Source :- PERTH NOW NEWS
State of Origin football is back for another year and Queensland started like a house on fire in the first half of the series-opener.
But if the Maroons were inspired by anything, it probably wasn’t the pre-game national anthem.
WATCH THE VIDEO ABOVE: Fans shred national anthem performance ahead of Origin
Australian country artist Robbie Mortimer was given the honour of singing Advance Australia Fair in front of more than 80,000 Origin fans at Accor Stadium on Wednesday night.
But it’s fair to say his form wasn’t quite as good as the Maroons’.
Certainly not according to the fans watching at home, who have torched the performance.

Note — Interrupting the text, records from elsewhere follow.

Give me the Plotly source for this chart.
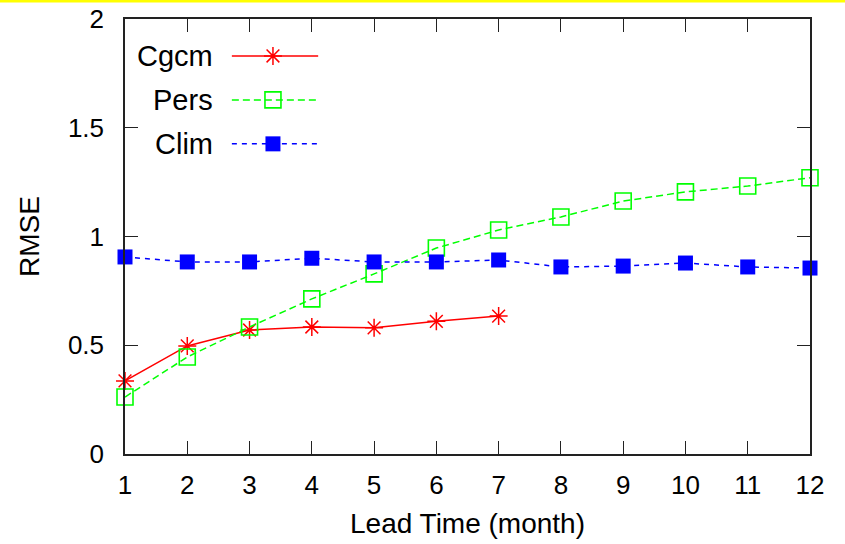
import plotly.graph_objects as go

# Lead time in months
lead = list(range(1, 13))

# RMSE per forecast scheme
cgcm = [0.336, 0.497, 0.570, 0.584, 0.580, 0.610, 0.634]
pers = [0.262, 0.446, 0.584, 0.713, 0.828, 0.947, 1.030, 1.090, 1.163, 1.205, 1.232, 1.270]
clim = [0.906, 0.883, 0.883, 0.900, 0.883, 0.883, 0.892, 0.860, 0.864, 0.878, 0.860, 0.855]

names = ["Cgcm", "Pers", "Clim"]

RED, GREEN, BLUE = "#ff0000", "#00ff00", "#0000ff"
FONT = "Liberation Sans, Arial, Helvetica, sans-serif"

fig = go.Figure()

styles = [
    dict(line=dict(color=RED, width=1.5, dash="solid"),
         marker=dict(symbol="asterisk-open", size=15, color=RED, line=dict(color=RED, width=1.5))),
    dict(line=dict(color=GREEN, width=1.5, dash="7px,4px"),
         marker=dict(symbol="square-open", size=16, color=GREEN, line=dict(color=GREEN, width=1.6))),
    dict(line=dict(color=BLUE, width=1.5, dash="5px,5px"),
         marker=dict(symbol="square", size=15, color=BLUE, line=dict(width=0))),
]

for name, ys, st in zip(names, [cgcm, pers, clim], styles):
    fig.add_trace(go.Scatter(
        x=lead[:len(ys)], y=ys, mode="lines+markers", name=name,
        line=st["line"], marker=st["marker"], cliponaxis=False, showlegend=False,
    ))

# Key: sample line with a centre marker on a unit overlay axis
key_rows = [0.915, 0.814, 0.713]
for name, yk, st in zip(names, key_rows, styles):
    fig.add_trace(go.Scatter(
        x=[0.156, 0.282], y=[yk, yk], mode="lines", line=st["line"],
        xaxis="x2", yaxis="y2", showlegend=False, hoverinfo="skip", cliponaxis=False,
    ))
    fig.add_trace(go.Scatter(
        x=[0.216], y=[yk], mode="markers", marker=st["marker"],
        xaxis="x2", yaxis="y2", showlegend=False, hoverinfo="skip", cliponaxis=False,
    ))
    fig.add_annotation(
        x=0.131, y=yk, xref="x2", yref="y2", text=name, showarrow=False,
        xanchor="right", yanchor="middle", font=dict(family=FONT, size=29, color="black"),
    )

axis_common = dict(
    showline=True, linecolor="#222222", linewidth=1.5, mirror="ticks",
    ticks="inside", ticklen=13, tickwidth=1.2, tickcolor="#222222",
    showgrid=False, zeroline=False, automargin=False,
    tickfont=dict(family=FONT, size=26, color="black"),
)

fig.update_layout(
    width=845, height=544,
    margin=dict(l=125, r=35, t=19, b=90, autoexpand=False),
    paper_bgcolor="white", plot_bgcolor="white",
    font=dict(family=FONT, size=26, color="black"),
    xaxis=dict(range=[1, 12], tickmode="linear", tick0=1, dtick=1,
               title=dict(text="Lead Time (month)", font=dict(family=FONT, size=28), standoff=14),
               ticklabelstandoff=7, **axis_common),
    yaxis=dict(range=[0, 2], tickmode="array", tickvals=[0, 0.5, 1, 1.5, 2],
               ticktext=["0", "0.5", "1", "1.5", "2"],
               title=dict(text="RMSE", font=dict(family=FONT, size=28), standoff=20),
               ticklabelstandoff=14, **axis_common),
    xaxis2=dict(range=[0, 1], overlaying="x", visible=False, fixedrange=True),
    yaxis2=dict(range=[0, 1], overlaying="y", visible=False, fixedrange=True),
    shapes=[dict(type="rect", xref="paper", yref="paper",
                 x0=-125 / 685, x1=1 + 35 / 685, y0=1 + 16.5 / 435, y1=1 + 19 / 435,
                 fillcolor="#ffff00", line=dict(width=0), layer="above")],
)

fig.write_html("out.html")
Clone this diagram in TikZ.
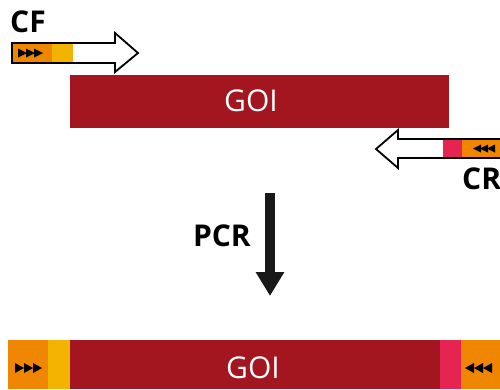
\documentclass[tikz,border=0pt]{standalone}
\usepackage{fontspec}
\setsansfont{Open Sans}
\usepackage{tikz}
\usetikzlibrary{arrows.meta}

\definecolor{goired}{RGB}{163,22,32}
\definecolor{primorange}{RGB}{240,134,0}
\definecolor{primyellow}{RGB}{242,180,0}
\definecolor{primpink}{RGB}{230,36,82}

\tikzset{
    primer/.style={draw=black, line width=1.8pt, line join=miter},
    label/.style={font=\sffamily\bfseries\fontsize{30}{32}\selectfont, inner sep=0pt},
    goitext/.style={font=\sffamily\fontsize{30}{32}\selectfont, text=white, inner sep=0pt},
    pcrarrow/.style={line width=10pt, color=black!90, -{Triangle[width=27pt, length=24pt]}}
}

\begin{document}
\begin{tikzpicture}[x=1pt, y=-1pt]
        \useasboundingbox (0,0) rectangle (500,389);
        \clip (0,0) rectangle (500,389);
        % template
        \fill[goired] (70,75) rectangle (449,128);
        \node[goitext] (goitop) at (251,101) {GOI};
        % forward primer
        \node[label, anchor=west] (cflabel) at (10,22) {CF};
        \fill[primorange] (12,43) rectangle (52,63);
        \fill[primyellow] (52,43) rectangle (73,63);
        \draw[primer] (12,43) -- (115,43) -- (115,33) -- (138,53) -- (115,72) -- (115,63) -- (12,63) -- cycle;
        \foreach \x in {18,26,34}
            \fill (\x,48.5) -- (\x+9,53) -- (\x,57.5) -- cycle;
        % reverse primer
        \fill[primpink] (443,139) rectangle (462,158);
        \fill[primorange] (462,139) rectangle (510,158);
        \draw[primer] (510,139) -- (398,139) -- (398,130) -- (376,149) -- (398,168) -- (398,158) -- (510,158);
        \foreach \x in {473,480,487}
            \fill (\x,148.5) -- (\x+8,144.5) -- (\x+8,152.5) -- cycle;
        \node[label, anchor=west] (crlabel) at (462,179) {CR};
        % PCR step
        \node[label, anchor=east] (pcrlabel) at (251,236) {PCR};
        \coordinate (pcrstart) at (270,193);
        \coordinate (pcrend) at (270,296);
        \draw[pcrarrow] (pcrstart) -- (pcrend);
        % product
        \fill[primorange] (8,340) rectangle (48,389);
        \fill[primyellow] (48,340) rectangle (70,389);
        \fill[goired] (70,340) rectangle (440,389);
        \fill[primpink] (440,340) rectangle (461,389);
        \fill[primorange] (461,340) rectangle (500,389);
        \foreach \x in {15,24,33}
            \fill (\x,363) -- (\x+9,368) -- (\x,373) -- cycle;
        \foreach \x in {465,474,483}
            \fill (\x,368) -- (\x+9,363) -- (\x+9,373) -- cycle;
        \node[goitext] (goibottom) at (253,368) {GOI};
\end{tikzpicture}
\end{document}
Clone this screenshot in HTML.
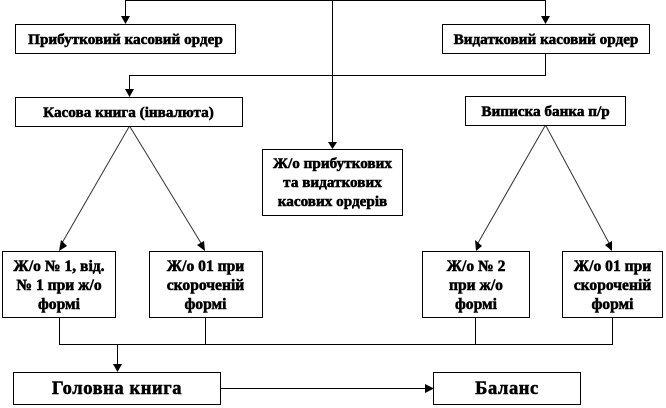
<!DOCTYPE html>
<html><head><meta charset="utf-8"><style>
html,body{margin:0;padding:0;background:#fff}
svg{display:block}
text{font-family:"Liberation Serif","Noto Serif CJK SC",serif;font-weight:bold;fill:#000;text-anchor:middle;stroke:#000;stroke-width:.55px}
.s{font-size:15.2px}.b{font-size:15.6px}.h{font-size:18.5px;letter-spacing:.6px}
rect{fill:#fff;stroke:#000;stroke-width:1}
.l{stroke:#000;stroke-width:1;fill:none}
.d{stroke:#333;stroke-width:1;fill:none}
polygon{fill:#000}
</style></head><body>
<svg width="666" height="408" viewBox="0 0 666 408" xmlns="http://www.w3.org/2000/svg">
<path class="l" d="M125.500 17V.5H545.500V17M332.500 0V142M545.500 53V75.500H129.500V90M59.500 317V344.500H612.500V317M205.500 317V344M475.500 317V344M117.500 344V365M220 388.500H427"/>
<path class="d" d="M129.500 126L62 243M129.500 126L201 243M545.500 125L478 243M545.500 125L609 243"/>
<polygon points="121,16 130,16 125.500,24"/>
<polygon points="541,16 550,16 545.500,24"/>
<polygon points="125,89 134,89 129.500,97"/>
<polygon points="328,142 337,142 332.500,149"/>
<polygon points="59,251 67,246 61,240"/>
<polygon points="205,251 204,241 197,245"/>
<polygon points="476,251 482,246 475,240"/>
<polygon points="612,251 612,241 605,245"/>
<polygon points="113,364 122,364 117.500,372"/>
<polygon points="434,388.500 425,384 425,393"/>
<rect x="15.500" y="24.500" width="220" height="29"/>
<rect x="442.500" y="24.500" width="207" height="29"/>
<rect x="15.500" y="97.500" width="227" height="29"/>
<rect x="465.500" y="96.500" width="160" height="29"/>
<rect x="262.500" y="149.500" width="140" height="66"/>
<rect x="2.500" y="251.500" width="113" height="66"/>
<rect x="149.500" y="251.500" width="113" height="66"/>
<rect x="422.500" y="251.500" width="107" height="66"/>
<rect x="562.500" y="251.500" width="100" height="66"/>
<rect x="13.500" y="372.500" width="207" height="32"/>
<rect x="433.500" y="372.500" width="147" height="32"/>
<text class="s" x="125.500" y="44">Прибутковий касовий ордер</text>
<text class="s" x="546" y="44">Видатковий касовий ордер</text>
<text class="s" x="128.500" y="117">Касова книга (інвалюта)</text>
<text class="s" x="545.500" y="116">Виписка банка п/р</text>
<text class="s" x="332.500" y="168">Ж/о прибуткових</text>
<text class="s" x="332.500" y="187">та видаткових</text>
<text class="s" x="332.500" y="206">касових ордерів</text>
<text class="b" x="59" y="271">Ж/о № 1, від.</text>
<text class="b" x="59" y="290">№ 1 при ж/о</text>
<text class="b" x="59" y="309">формі</text>
<text class="b" x="205.500" y="271">Ж/о 01 при</text>
<text class="b" x="205.500" y="290">скороченій</text>
<text class="b" x="205.500" y="309">формі</text>
<text class="b" x="476" y="271">Ж/о № 2</text>
<text class="b" x="476" y="290">при ж/о</text>
<text class="b" x="476" y="309">формі</text>
<text class="b" x="612.500" y="271">Ж/о 01 при</text>
<text class="b" x="612.500" y="290">скороченій</text>
<text class="b" x="612.500" y="309">формі</text>
<text class="h" x="117" y="394">Головна книга</text>
<text class="h" x="507" y="394">Баланс</text>
</svg>
</body></html>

“Didn’t realise the national anthem was called Edvence Estrelia Feair,” News Corp reporter Lachlan McKirdy said.
One person called it “a national anthem which sounded like a sick chainsaw slicing a bagpipe in half”.
“Over heard some shocking renditions of the Australian national anthem over the years, but that one takes the cake. That was horrendous. Whoever hired him is tone deaf,” another added.
Social media was flooded with similar comments.
“One of the WORST national anthems I’ve ever heard, butchered.”
“The national anthem was just murdered live on national television to start the State of Origin.”
“Possibly the worst signing of the national anthem I have ever heard.”
Hard to think of a more terrible rendition of the national anthem than what Robbie Mortimer just served up.’
“That national anthem was butchered like nothing I’ve ever heard before.”
One critic even used a pop culture reference in his assessment.
“Was that Robbie Mortimer or Enrico Palazzo singing Anthem at Origin tonight?” they said.
Enrico Pallazzo is an iconic fictional character from the 1988 comedy film The Naked Gun: From the Files of Police Squad!
He is an acclaimed Italian opera singer who is impersonated by bumbling detective Frank Drebin while going undercover to thwart an assassination attempt on Queen Elizabeth II.
Detective Drebin knocks out the real Pallazzo and takes his place to sing The Star-Spangled Banner at a California Angels baseball game. He proceeds to horribly butcher the song, conducting with an ice pick and singing random, improvised lyrics.